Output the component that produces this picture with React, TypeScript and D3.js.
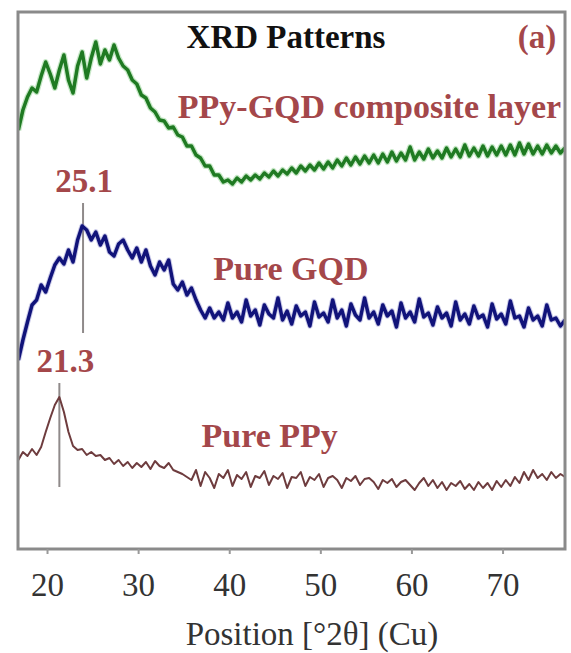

============

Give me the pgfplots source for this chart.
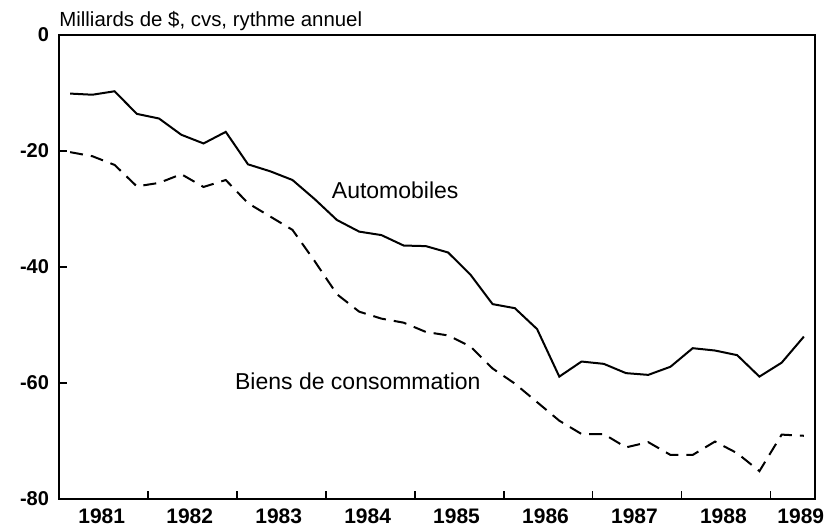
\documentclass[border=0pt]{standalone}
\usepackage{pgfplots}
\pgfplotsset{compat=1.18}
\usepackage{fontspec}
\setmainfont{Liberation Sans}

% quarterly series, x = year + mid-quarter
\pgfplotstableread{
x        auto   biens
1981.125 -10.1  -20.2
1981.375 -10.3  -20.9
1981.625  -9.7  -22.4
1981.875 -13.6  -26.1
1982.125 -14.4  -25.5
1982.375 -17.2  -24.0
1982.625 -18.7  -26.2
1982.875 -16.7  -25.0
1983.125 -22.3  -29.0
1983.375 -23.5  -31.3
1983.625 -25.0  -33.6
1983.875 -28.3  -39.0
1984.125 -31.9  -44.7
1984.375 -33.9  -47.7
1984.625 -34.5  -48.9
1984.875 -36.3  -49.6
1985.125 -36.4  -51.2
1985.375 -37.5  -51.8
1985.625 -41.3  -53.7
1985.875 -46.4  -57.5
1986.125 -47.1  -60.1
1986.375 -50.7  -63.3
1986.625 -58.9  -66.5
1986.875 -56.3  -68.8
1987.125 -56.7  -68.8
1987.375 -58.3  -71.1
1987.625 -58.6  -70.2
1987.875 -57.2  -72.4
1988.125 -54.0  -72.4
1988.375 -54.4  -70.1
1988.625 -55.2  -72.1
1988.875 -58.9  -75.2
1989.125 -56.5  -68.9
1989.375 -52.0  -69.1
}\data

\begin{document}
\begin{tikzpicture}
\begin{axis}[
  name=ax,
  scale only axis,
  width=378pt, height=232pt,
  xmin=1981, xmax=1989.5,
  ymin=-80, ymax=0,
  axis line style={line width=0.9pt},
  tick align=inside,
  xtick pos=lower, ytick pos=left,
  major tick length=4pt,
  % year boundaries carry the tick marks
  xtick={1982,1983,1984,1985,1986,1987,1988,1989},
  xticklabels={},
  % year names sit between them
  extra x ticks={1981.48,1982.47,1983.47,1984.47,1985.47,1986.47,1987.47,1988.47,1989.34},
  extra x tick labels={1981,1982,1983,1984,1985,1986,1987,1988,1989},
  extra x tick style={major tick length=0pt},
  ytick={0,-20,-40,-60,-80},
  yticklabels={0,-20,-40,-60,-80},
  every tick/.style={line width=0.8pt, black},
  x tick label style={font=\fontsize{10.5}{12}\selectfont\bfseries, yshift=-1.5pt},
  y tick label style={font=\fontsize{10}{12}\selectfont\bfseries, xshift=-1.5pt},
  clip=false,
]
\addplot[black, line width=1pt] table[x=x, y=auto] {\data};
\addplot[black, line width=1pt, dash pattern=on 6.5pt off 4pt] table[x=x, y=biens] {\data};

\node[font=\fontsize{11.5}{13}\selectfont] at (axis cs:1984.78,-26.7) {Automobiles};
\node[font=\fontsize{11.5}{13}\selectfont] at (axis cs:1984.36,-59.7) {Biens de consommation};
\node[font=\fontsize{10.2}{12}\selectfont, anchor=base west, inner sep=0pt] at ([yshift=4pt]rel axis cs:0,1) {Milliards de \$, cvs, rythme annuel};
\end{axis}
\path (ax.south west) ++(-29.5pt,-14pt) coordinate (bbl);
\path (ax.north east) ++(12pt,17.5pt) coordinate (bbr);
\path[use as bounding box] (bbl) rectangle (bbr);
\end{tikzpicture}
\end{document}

============

■ **Given exercise**
Select and copy every line of the material that holds the string "this".

■ **Exercise result**
Output the component that produces this picture with React, TypeScript and D3.js.
Give me the pgfplots source for this chart.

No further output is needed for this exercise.